David Lewis and his group Save the Bay recently joined a lawsuit against the former Trump administration's EPA in a back-and-forth battle over whether the area falls under federal protection.

"The Clean Water Act says these salt ponds are part of San Francisco Bay," Lewis argues. "They're wetlands and waters of the United States. They deserve legal protection, which makes building difficult."

A court ruling had essentially granted that protection. But in the waning days of the Trump administration, the EPA had appealed that decision. Now, in the wake of a letter signed by Bay Area Rep.

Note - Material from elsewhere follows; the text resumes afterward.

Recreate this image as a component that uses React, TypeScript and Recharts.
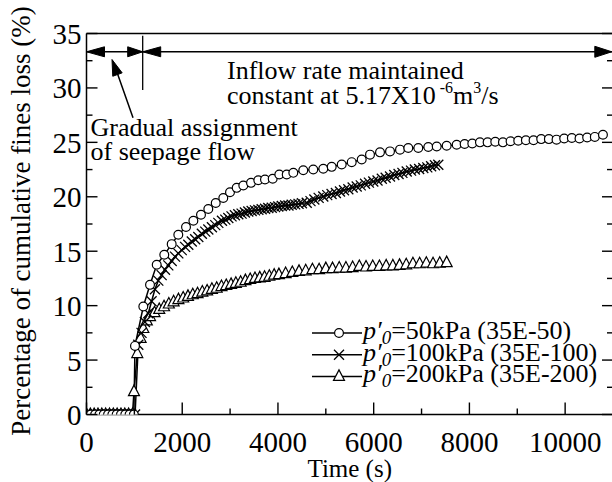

Jackie Speier and other lawmakers, the Biden-era EPA has dropped the appeal.

"What a difference an election makes," says Speier.

She has also introduced a $250 million bill for restoration projects on the bay and hopes the salt pond site can someday be included.

"Beautiful opportunities for outdoor trails and for vistas to just sit and observe the sea life," says Speier.

Cargill has issued a statement saying it disagrees with the court's interpretation of the Clean Water Act. "With that in mind, we do not intend to withdraw our Notice of Appeal," the statement reads in part.

Still, Rep. Speier is hopeful the company may be ready to negotiate a new future for the site.

"They actually reached out to me last year. And I think they started to see the writing on the wall," she says.

No direct negotiations have taken place, according to Speier. Groups like Save the Bay say after decades of back and forth, they'll wait for clear signals that the company might be willing to change its plans for this coveted stretch of the San Francisco Bay shoreline.

"The ponds should not be built on," says Lewis. "They should be added to the wildlife refuge in San Francisco Bay, which is the biggest urban wildlife refuge in the country."

A hearing on the appeal was originally scheduled for Monday, but that has now been pushed back several weeks into mid-April.